**The exercise:** List each line in which the string "chart" appears.

===== Data lines

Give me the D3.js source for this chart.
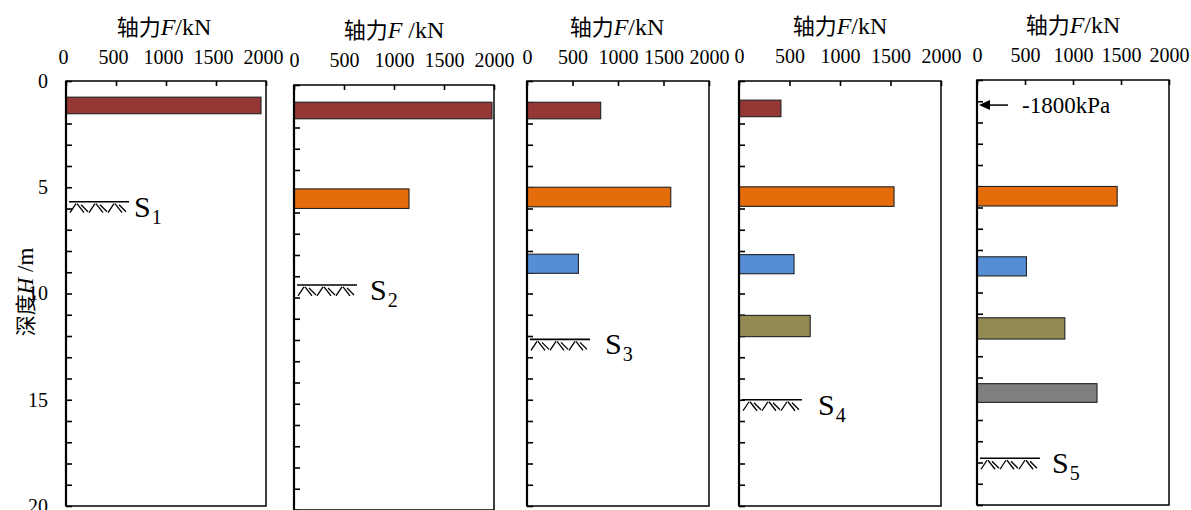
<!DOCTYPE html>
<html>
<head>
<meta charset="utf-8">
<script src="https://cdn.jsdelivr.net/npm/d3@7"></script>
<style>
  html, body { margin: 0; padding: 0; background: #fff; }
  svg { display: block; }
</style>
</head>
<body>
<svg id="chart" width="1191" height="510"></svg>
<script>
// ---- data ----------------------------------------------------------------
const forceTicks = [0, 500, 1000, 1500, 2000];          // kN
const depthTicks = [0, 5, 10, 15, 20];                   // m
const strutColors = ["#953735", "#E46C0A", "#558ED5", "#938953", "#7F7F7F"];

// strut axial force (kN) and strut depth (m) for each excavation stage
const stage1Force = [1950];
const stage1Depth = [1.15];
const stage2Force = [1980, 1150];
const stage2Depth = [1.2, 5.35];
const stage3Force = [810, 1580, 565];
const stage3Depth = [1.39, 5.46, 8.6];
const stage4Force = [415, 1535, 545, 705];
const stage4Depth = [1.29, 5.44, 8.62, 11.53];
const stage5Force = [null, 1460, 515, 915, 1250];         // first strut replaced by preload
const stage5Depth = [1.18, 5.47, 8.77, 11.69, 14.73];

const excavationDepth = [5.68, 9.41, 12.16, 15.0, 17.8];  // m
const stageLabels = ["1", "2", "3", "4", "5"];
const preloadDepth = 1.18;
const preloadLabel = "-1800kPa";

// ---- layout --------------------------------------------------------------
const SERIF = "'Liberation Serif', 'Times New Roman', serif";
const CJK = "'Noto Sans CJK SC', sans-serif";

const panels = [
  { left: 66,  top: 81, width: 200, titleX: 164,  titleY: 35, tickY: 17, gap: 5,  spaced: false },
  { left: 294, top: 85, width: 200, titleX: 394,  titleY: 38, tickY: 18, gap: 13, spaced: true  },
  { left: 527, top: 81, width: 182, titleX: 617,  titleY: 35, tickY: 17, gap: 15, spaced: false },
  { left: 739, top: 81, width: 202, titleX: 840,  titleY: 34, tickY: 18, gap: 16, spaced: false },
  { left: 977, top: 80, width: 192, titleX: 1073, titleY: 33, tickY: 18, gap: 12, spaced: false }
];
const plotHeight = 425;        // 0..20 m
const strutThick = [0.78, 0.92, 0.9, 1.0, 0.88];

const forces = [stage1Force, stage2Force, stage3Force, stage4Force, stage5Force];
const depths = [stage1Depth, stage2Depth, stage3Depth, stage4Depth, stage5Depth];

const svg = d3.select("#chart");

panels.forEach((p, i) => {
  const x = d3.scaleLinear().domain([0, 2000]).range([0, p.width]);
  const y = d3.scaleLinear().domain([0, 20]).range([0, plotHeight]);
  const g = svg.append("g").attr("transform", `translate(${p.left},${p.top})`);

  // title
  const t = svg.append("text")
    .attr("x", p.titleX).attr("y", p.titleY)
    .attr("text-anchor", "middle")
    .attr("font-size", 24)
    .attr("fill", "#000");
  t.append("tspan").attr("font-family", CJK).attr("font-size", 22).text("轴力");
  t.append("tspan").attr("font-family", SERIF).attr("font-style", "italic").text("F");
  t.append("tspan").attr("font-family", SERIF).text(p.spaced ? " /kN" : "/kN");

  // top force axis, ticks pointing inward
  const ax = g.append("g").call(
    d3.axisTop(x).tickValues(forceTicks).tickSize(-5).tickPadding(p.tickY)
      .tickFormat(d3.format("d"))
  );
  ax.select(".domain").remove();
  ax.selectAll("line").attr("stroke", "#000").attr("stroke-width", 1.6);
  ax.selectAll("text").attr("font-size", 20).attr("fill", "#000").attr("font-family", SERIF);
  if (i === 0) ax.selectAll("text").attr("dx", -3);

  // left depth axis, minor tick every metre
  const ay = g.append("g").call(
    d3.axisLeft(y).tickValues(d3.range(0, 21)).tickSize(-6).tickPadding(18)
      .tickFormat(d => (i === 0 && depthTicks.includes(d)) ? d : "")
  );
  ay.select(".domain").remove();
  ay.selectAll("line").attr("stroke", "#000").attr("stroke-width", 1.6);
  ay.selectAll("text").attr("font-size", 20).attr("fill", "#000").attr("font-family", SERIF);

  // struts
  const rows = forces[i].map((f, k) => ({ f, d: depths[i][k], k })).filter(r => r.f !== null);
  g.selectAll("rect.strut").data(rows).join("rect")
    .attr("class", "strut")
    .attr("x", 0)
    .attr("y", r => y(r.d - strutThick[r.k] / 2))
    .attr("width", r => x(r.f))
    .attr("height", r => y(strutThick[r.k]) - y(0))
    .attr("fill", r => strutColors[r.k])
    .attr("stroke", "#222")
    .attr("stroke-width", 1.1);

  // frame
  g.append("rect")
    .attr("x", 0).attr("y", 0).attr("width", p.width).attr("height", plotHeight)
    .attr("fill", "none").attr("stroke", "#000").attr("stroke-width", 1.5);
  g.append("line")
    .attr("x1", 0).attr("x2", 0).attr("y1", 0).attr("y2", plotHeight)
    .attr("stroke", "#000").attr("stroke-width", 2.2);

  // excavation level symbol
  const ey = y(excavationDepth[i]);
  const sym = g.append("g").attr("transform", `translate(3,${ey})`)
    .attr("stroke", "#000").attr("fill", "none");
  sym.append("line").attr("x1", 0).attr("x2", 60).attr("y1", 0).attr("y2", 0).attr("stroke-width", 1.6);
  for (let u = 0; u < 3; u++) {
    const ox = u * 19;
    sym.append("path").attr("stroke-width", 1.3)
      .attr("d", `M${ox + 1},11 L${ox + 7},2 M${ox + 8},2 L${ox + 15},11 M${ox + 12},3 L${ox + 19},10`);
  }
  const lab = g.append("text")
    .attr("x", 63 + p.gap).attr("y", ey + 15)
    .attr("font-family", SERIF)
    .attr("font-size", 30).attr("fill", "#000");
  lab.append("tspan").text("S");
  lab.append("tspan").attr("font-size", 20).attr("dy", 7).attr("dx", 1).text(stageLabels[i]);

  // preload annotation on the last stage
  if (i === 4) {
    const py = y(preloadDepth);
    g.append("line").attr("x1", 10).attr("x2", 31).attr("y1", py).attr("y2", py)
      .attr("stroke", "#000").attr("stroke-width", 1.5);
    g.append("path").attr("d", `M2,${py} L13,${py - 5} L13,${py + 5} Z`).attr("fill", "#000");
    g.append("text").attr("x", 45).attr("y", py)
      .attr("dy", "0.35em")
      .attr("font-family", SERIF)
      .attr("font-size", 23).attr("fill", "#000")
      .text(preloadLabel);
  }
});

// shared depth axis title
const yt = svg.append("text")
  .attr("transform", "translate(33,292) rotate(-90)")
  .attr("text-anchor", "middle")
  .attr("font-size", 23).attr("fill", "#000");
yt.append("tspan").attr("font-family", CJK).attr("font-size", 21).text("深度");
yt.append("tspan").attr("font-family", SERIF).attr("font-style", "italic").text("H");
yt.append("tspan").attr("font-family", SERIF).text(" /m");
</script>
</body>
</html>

==========

**Answer in full:**
Give me the D3.js source for this chart.
<svg id="chart" width="1191" height="510"></svg>
const svg = d3.select("#chart");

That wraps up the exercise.